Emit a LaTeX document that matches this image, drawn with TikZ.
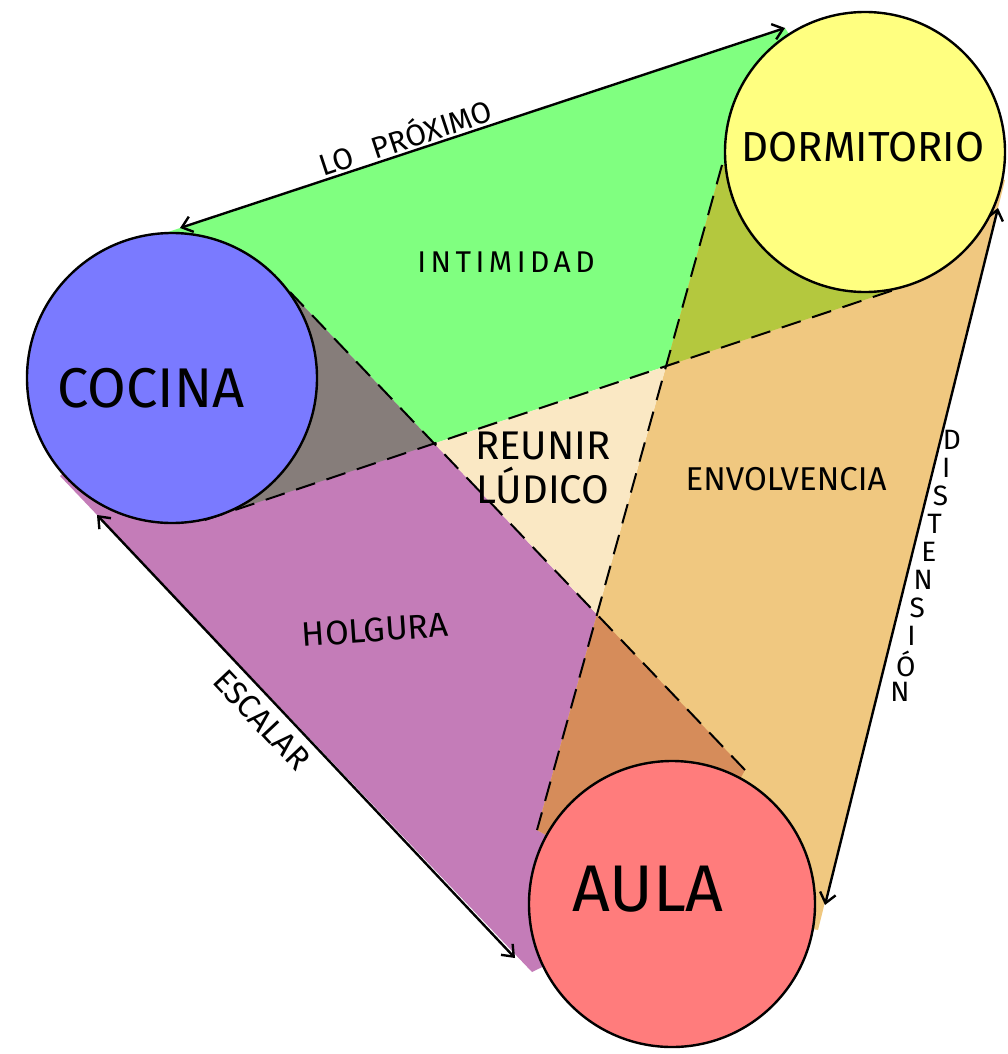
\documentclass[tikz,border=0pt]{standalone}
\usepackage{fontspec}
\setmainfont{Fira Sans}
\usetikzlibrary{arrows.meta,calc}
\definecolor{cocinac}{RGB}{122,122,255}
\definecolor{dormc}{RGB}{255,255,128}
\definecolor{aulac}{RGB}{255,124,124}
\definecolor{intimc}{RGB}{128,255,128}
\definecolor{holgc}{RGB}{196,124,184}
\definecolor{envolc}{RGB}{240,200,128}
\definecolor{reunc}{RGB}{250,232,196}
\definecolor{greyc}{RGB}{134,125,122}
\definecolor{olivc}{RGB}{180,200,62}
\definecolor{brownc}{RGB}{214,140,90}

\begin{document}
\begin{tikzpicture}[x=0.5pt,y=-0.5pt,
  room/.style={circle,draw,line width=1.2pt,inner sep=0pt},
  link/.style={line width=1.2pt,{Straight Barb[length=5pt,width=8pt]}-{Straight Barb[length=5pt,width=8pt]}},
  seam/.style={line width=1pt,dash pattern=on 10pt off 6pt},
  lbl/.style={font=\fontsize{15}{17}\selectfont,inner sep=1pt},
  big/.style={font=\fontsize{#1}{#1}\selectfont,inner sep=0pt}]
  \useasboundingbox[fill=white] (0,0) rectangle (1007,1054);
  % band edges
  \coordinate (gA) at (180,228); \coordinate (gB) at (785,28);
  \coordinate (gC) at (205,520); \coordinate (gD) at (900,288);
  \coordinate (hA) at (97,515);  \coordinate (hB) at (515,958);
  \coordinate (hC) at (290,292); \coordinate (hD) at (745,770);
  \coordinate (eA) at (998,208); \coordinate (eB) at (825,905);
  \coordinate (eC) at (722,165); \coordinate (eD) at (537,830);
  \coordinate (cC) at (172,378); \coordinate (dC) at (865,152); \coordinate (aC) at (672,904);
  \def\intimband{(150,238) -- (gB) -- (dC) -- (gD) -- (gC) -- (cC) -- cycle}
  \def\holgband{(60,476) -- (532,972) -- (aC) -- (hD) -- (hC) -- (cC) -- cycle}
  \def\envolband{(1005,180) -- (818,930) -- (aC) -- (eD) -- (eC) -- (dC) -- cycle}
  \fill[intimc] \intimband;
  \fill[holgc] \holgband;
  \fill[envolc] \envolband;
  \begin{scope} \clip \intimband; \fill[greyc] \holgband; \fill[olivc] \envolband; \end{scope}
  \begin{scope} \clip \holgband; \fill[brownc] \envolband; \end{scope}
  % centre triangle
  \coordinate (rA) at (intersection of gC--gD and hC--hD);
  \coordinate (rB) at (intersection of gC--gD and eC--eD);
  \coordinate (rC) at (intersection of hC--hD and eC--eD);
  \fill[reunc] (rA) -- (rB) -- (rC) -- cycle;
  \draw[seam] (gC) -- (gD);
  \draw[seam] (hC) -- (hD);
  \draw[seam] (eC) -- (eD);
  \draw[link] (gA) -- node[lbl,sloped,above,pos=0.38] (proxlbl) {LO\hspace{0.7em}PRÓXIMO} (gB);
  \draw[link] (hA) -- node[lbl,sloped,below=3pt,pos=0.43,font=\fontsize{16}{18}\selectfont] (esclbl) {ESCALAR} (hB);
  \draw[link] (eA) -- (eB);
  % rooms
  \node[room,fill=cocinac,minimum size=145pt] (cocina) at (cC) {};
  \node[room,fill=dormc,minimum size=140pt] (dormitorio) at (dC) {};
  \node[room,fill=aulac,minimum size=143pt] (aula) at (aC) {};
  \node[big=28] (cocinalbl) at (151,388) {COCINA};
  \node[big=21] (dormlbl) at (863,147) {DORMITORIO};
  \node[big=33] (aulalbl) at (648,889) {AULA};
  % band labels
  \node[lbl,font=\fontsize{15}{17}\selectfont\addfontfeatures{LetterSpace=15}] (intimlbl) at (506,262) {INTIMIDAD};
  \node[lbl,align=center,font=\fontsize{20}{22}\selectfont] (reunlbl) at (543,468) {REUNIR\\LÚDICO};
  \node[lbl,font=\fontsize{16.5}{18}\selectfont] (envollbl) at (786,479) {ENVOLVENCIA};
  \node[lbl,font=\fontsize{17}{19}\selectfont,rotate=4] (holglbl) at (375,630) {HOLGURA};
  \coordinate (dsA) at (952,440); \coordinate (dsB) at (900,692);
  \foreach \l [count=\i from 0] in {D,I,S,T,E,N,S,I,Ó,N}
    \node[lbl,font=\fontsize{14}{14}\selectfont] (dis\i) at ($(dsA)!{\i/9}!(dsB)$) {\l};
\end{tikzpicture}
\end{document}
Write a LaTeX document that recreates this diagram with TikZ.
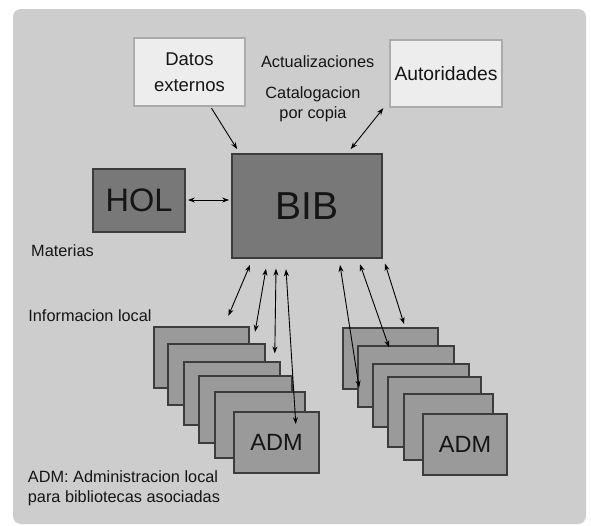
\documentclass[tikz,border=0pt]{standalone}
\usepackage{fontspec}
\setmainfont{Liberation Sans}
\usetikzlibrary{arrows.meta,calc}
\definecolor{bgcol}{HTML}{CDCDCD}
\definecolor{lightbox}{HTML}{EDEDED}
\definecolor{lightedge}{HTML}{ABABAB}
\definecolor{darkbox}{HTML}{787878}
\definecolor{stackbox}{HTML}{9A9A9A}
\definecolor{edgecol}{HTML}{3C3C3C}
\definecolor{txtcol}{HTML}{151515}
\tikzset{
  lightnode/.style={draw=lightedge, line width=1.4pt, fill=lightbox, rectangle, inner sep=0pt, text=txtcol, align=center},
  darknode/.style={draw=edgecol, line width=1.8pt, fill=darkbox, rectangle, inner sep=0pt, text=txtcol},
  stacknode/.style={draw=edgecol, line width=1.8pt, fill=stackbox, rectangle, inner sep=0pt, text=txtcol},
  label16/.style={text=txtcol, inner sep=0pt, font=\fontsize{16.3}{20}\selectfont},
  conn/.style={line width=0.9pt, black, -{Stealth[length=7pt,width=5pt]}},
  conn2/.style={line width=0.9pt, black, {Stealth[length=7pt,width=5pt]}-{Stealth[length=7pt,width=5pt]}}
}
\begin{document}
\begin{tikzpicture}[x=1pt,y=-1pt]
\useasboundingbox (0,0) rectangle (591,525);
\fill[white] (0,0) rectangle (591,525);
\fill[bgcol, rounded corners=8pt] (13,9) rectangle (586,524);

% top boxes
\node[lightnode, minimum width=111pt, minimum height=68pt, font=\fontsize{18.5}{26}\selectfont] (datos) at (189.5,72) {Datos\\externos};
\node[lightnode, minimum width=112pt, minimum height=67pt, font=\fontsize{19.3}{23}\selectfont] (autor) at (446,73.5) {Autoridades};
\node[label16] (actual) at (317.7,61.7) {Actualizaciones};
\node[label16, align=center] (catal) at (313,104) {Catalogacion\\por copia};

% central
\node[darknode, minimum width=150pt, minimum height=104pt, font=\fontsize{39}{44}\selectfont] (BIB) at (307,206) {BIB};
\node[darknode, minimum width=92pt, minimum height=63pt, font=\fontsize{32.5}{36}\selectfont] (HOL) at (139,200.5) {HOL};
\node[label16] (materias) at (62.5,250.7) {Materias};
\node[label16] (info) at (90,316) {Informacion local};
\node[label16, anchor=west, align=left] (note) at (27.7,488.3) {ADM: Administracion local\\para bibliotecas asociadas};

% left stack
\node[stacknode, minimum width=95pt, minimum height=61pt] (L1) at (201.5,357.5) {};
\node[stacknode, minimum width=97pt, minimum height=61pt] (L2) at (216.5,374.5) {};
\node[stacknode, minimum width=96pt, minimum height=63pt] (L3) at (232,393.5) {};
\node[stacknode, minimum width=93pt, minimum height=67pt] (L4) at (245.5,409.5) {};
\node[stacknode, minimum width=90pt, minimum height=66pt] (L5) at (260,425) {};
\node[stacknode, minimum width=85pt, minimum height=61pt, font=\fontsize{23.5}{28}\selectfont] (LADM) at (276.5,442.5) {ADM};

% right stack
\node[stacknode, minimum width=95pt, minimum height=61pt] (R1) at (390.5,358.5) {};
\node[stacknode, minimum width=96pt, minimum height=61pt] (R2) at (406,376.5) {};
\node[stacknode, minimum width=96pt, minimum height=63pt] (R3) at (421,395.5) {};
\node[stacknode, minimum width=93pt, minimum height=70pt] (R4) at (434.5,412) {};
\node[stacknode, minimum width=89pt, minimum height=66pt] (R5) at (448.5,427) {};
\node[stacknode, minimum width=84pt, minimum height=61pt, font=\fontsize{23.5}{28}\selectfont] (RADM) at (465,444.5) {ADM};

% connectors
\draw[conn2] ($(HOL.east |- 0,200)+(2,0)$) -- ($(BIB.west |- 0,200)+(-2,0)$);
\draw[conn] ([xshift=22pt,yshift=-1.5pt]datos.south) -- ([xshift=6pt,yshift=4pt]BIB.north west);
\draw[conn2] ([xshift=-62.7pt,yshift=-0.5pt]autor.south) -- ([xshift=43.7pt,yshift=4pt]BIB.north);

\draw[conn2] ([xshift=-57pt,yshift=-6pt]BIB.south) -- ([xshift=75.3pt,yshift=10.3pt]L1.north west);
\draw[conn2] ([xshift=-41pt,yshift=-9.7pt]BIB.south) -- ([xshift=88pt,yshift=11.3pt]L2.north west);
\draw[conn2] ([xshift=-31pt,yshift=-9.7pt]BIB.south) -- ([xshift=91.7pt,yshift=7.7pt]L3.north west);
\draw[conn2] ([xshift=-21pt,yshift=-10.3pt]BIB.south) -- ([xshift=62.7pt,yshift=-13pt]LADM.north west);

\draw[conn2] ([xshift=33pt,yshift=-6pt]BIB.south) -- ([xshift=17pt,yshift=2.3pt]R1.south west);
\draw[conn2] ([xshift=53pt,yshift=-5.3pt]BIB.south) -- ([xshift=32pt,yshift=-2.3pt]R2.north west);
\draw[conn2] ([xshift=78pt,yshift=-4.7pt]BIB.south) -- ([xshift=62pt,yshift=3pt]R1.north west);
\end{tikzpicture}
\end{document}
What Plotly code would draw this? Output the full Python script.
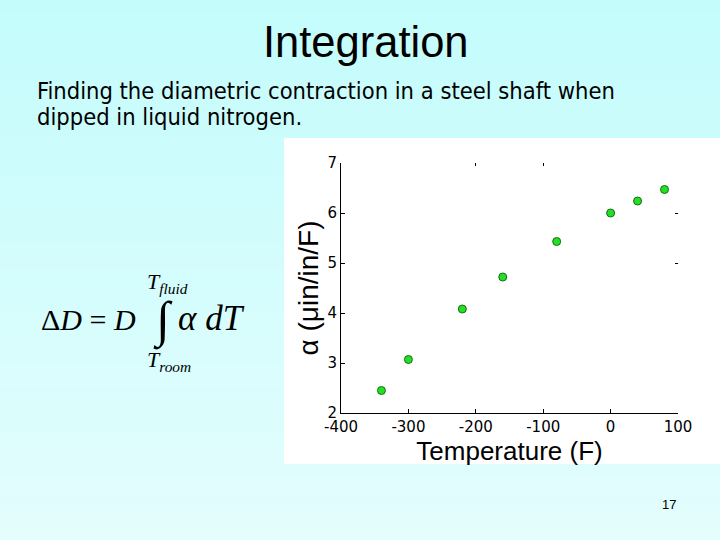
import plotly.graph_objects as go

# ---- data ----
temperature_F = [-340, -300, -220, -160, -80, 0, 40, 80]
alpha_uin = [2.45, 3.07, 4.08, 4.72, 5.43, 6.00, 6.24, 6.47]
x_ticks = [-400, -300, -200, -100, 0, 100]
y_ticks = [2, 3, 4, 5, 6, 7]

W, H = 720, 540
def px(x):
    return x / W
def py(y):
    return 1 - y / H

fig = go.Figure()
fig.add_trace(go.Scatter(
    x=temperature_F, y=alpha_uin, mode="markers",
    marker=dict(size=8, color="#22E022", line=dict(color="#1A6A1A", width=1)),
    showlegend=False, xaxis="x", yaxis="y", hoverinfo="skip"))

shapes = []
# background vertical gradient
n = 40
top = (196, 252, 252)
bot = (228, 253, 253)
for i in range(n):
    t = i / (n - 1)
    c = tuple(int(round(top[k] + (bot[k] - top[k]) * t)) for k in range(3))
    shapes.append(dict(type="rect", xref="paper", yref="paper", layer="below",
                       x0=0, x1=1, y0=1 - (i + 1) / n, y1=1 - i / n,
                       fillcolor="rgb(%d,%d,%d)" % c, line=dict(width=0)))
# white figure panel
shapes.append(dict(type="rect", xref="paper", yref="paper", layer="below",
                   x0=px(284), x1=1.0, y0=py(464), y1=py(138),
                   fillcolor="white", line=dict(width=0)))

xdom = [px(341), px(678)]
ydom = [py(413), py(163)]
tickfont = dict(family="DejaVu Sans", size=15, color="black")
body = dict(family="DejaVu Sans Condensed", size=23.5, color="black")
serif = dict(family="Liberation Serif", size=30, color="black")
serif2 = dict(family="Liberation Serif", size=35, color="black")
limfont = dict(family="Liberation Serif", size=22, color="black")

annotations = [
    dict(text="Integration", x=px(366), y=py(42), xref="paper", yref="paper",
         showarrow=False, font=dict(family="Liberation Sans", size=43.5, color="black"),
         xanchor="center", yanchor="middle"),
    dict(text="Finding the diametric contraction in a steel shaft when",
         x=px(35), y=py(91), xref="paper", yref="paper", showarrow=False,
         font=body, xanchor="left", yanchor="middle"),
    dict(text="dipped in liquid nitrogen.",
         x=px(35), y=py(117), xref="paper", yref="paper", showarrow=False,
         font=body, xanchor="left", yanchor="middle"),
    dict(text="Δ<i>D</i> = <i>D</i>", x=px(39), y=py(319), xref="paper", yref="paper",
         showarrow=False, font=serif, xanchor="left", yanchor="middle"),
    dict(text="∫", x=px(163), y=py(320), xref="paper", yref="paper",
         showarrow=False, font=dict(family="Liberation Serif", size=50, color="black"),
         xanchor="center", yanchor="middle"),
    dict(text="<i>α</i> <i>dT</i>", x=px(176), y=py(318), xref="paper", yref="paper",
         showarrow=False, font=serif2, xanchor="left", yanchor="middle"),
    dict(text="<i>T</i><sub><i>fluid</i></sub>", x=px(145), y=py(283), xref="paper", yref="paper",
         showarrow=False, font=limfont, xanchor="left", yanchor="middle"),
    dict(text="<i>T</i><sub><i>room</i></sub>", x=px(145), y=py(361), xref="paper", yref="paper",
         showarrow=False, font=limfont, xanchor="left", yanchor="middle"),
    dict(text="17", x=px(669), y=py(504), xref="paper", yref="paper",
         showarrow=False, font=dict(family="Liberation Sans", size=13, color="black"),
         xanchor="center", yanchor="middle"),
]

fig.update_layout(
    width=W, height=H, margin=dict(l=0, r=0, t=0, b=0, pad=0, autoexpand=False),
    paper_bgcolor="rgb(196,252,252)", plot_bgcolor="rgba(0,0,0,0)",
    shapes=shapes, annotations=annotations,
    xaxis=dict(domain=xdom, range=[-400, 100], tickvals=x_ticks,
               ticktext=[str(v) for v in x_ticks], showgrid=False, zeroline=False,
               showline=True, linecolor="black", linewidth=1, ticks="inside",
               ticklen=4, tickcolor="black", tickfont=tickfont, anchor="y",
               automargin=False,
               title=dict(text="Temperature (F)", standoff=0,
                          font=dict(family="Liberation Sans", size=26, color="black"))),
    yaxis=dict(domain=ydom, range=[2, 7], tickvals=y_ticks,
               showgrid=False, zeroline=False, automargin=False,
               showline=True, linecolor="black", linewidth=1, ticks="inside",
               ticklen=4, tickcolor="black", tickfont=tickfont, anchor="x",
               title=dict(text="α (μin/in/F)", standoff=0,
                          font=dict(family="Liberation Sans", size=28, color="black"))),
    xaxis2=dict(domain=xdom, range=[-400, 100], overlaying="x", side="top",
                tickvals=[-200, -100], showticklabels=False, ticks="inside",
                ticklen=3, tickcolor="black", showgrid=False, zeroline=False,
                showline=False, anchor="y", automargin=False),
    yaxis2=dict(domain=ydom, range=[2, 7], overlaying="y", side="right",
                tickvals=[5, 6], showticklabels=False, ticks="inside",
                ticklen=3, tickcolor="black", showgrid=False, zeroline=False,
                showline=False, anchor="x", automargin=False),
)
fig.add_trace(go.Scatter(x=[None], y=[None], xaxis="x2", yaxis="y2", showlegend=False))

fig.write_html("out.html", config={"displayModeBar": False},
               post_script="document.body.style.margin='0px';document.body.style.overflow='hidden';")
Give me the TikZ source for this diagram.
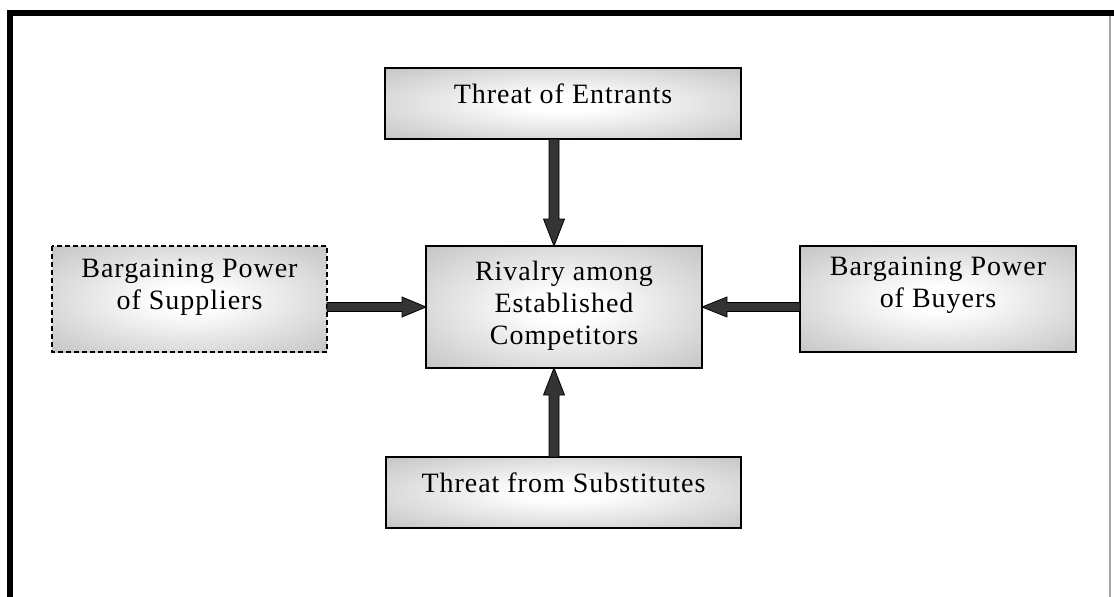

:: Problem to solve ::
Word for word, repeat the lines above from the one with "Write a LaTeX" through the one with "(13,9) rectangle (586,524);", and nothing beyond them. Omit the pictures.

:: Exercise answer ::
Write a LaTeX document that recreates this diagram with TikZ.
\documentclass[tikz,border=0pt]{standalone}
\usepackage{fontspec}
\setmainfont{Liberation Sans}
\usetikzlibrary{arrows.meta,calc}
\definecolor{bgcol}{HTML}{CDCDCD}
\definecolor{lightbox}{HTML}{EDEDED}
\definecolor{lightedge}{HTML}{ABABAB}
\definecolor{darkbox}{HTML}{787878}
\definecolor{stackbox}{HTML}{9A9A9A}
\definecolor{edgecol}{HTML}{3C3C3C}
\definecolor{txtcol}{HTML}{151515}
\tikzset{
  lightnode/.style={draw=lightedge, line width=1.4pt, fill=lightbox, rectangle, inner sep=0pt, text=txtcol, align=center},
  darknode/.style={draw=edgecol, line width=1.8pt, fill=darkbox, rectangle, inner sep=0pt, text=txtcol},
  stacknode/.style={draw=edgecol, line width=1.8pt, fill=stackbox, rectangle, inner sep=0pt, text=txtcol},
  label16/.style={text=txtcol, inner sep=0pt, font=\fontsize{16.3}{20}\selectfont},
  conn/.style={line width=0.9pt, black, -{Stealth[length=7pt,width=5pt]}},
  conn2/.style={line width=0.9pt, black, {Stealth[length=7pt,width=5pt]}-{Stealth[length=7pt,width=5pt]}}
}
\begin{document}
\begin{tikzpicture}[x=1pt,y=-1pt]
\useasboundingbox (0,0) rectangle (591,525);
\fill[white] (0,0) rectangle (591,525);
\fill[bgcol, rounded corners=8pt] (13,9) rectangle (586,524);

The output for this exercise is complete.